European Commission will propose tomorrow that the UK’s budget deficit be brought down from a prospective 12 per cent of GDP to just 3 per cent by 2014-15, requiring tax increases and public spending cuts as yet unimagined by the main political parties. It would mean about £25bn in spending cuts and tax rises every year.

The EU is just regulatory, they say. It does not affect ‘money Bills’. Britain still has a veto over taxation, so says Alastair Darling as recently as June 2009

Chancellor Alistair Darling said Britain had upheld the principle that “taxation is clearly a matter for member states”.

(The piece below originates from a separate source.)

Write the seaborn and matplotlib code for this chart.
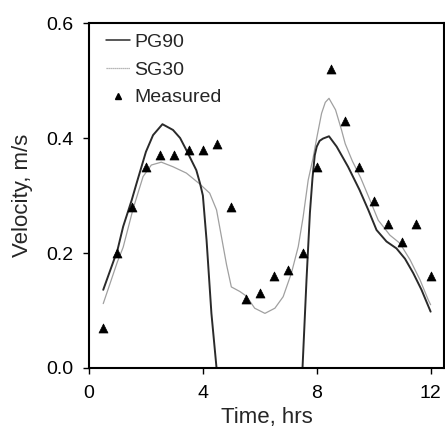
import matplotlib
matplotlib.use("Agg")
import matplotlib.pyplot as plt
from matplotlib.lines import Line2D
import seaborn as sns
import pandas as pd

# Measured data
meas_t = [0.5, 1.0, 1.5, 2.0, 2.5, 3.0, 3.5, 4.0, 4.5, 5.0, 5.5, 6.0, 6.5, 7.0,
          7.5, 8.0, 8.5, 9.0, 9.5, 10.0, 10.5, 11.0, 11.5, 12.0]
meas_v = [0.07, 0.20, 0.28, 0.35, 0.37, 0.37, 0.38, 0.38, 0.39, 0.28, 0.12, 0.13,
          0.16, 0.17, 0.20, 0.35, 0.52, 0.43, 0.35, 0.29, 0.25, 0.22, 0.25, 0.16]

# PG90 model (two segments, drops to zero between)
pg_t1 = [0.5, 1.0, 1.2, 1.5, 1.67, 2.0, 2.25, 2.58, 2.95, 3.2, 3.42, 3.77, 3.9,
         4.0, 4.13, 4.3, 4.48]
pg_v1 = [0.136, 0.205, 0.246, 0.292, 0.321, 0.376, 0.405, 0.424, 0.414, 0.400,
         0.379, 0.344, 0.321, 0.300, 0.222, 0.095, 0.0]
pg_t2 = [7.5, 7.64, 7.76, 7.85, 7.93, 8.0, 8.1, 8.22, 8.43, 8.7, 9.1, 9.5, 9.81,
         10.1, 10.45, 10.8, 11.1, 11.39, 11.68, 12.0]
pg_v2 = [0.0, 0.153, 0.27, 0.33, 0.37, 0.385, 0.395, 0.399, 0.403, 0.385, 0.35,
         0.31, 0.275, 0.24, 0.22, 0.208, 0.19, 0.165, 0.136, 0.098]

# SG30 model
sg_t = [0.5, 1.0, 1.2, 1.55, 1.9, 2.19, 2.54, 2.95, 3.42, 3.89, 4.24, 4.48, 4.65,
        4.83, 5.0, 5.3, 5.53, 5.82, 6.18, 6.53, 6.82, 7.11, 7.35, 7.52, 7.7, 7.87,
        8.0, 8.17, 8.3, 8.43, 8.66, 8.87, 9.0, 9.25, 9.55, 9.87, 10.16, 10.57,
        10.92, 11.28, 11.63, 11.92, 12.0]
sg_v = [0.112, 0.185, 0.21, 0.277, 0.333, 0.353, 0.358, 0.35, 0.339, 0.32, 0.304,
        0.275, 0.229, 0.18, 0.141, 0.133, 0.125, 0.104, 0.095, 0.104, 0.124, 0.165,
        0.211, 0.262, 0.327, 0.365, 0.40, 0.443, 0.462, 0.469, 0.449, 0.414, 0.39,
        0.36, 0.33, 0.292, 0.257, 0.231, 0.217, 0.188, 0.153, 0.118, 0.11]

x_ticks = [0, 4, 8, 12]
y_ticks = [0.0, 0.2, 0.4, 0.6]

sns.set_style("white")
plt.rcParams['font.family'] = ['Liberation Sans', 'DejaVu Sans']

pg_df = pd.DataFrame({
    "t": pg_t1 + pg_t2,
    "v": pg_v1 + pg_v2,
    "seg": [0] * len(pg_t1) + [1] * len(pg_t2),
})
sg_df = pd.DataFrame({"t": sg_t, "v": sg_v})
me_df = pd.DataFrame({"t": meas_t, "v": meas_v})

fig = plt.figure(figsize=(4.45, 4.29), dpi=100)
ax = fig.add_axes([89 / 445, 61 / 429, 355 / 445, 345 / 429])

sg_color = "#a0a0a0"
pg_color = "#2a2a2a"
sns.lineplot(data=sg_df, x="t", y="v", sort=False, estimator=None, ax=ax,
             color=sg_color, lw=0.9)
sns.lineplot(data=pg_df, x="t", y="v", units="seg", estimator=None, sort=False,
             ax=ax, color=pg_color, lw=1.4)
sns.scatterplot(data=me_df, x="t", y="v", marker="^", s=42, color="black",
                edgecolor="black", linewidth=0.5, ax=ax, zorder=5)

ax.set_xlim(0, 12.47)
ax.set_ylim(0, 0.6)
ax.set_xticks(x_ticks)
ax.set_xticklabels([str(t) for t in x_ticks])
ax.set_yticks(y_ticks)
ax.set_yticklabels([f"{v:.1f}" for v in y_ticks])
ax.tick_params(axis="both", which="both", direction="out", length=4.5, width=1,
               labelsize=14, color="black", labelcolor="black",
               bottom=True, left=True, top=False, right=False)
ax.tick_params(axis="y", pad=7)
ax.tick_params(axis="x", pad=8)
for sp in ax.spines.values():
    sp.set_visible(True)
    sp.set_color("black")
    sp.set_linewidth(1.5)
ax.set_xlabel("Time, hrs", fontsize=16, labelpad=3)
ax.set_ylabel("Velocity, m/s", fontsize=16, labelpad=9)
ax.grid(False)

handles = [
    Line2D([], [], color=pg_color, lw=1.1),
    Line2D([], [], color=sg_color, lw=0.9, linestyle=(0, (1, 0.6))),
    Line2D([], [], color="black", marker="^", linestyle="none", markersize=4.5),
]
ax.legend(handles, ["PG90", "SG30", "Measured"], loc="upper left",
          bbox_to_anchor=(17 / 355, 1 - 10 / 345), frameon=False, fontsize=14,
          handlelength=1.24, handletextpad=0.22, labelspacing=0.53,
          borderaxespad=0, borderpad=0)

fig.savefig("out.png", dpi=100)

Pull the other one! If the EU forces Britain to balance its budget, it is indirectly forcing us to raise taxes and/or cut public spending. But I suppose we are ‘free to do what we like….within the parameters set down…!

And this is precisely the problem. All policy areas are ultimately intrinsically linked to one another and have knock on effects which ripple through other policy areas. Thus it is not possible to ‘pool’ sovereignty in some areas without losing it materially in other areas.

Quite why it is any other country’s business what the British government choses to do with its finances is beyond me. Surely it is up to the British people and their government to decide whether to raise taxes and cut spending, and how to do so, or whether to keep borrowing, or print money, or whatever?

And since the UK has a floating exchange rate I don’t see why it should concern other countries at all, since the positive or negative effects will simply be absorbed by Sterling.

I know we have a Prime Minister who shouldn’t be trusted with his own lunch money, let alone anybody elses, but that is no business of unelected bureaucrats, whether British or EU.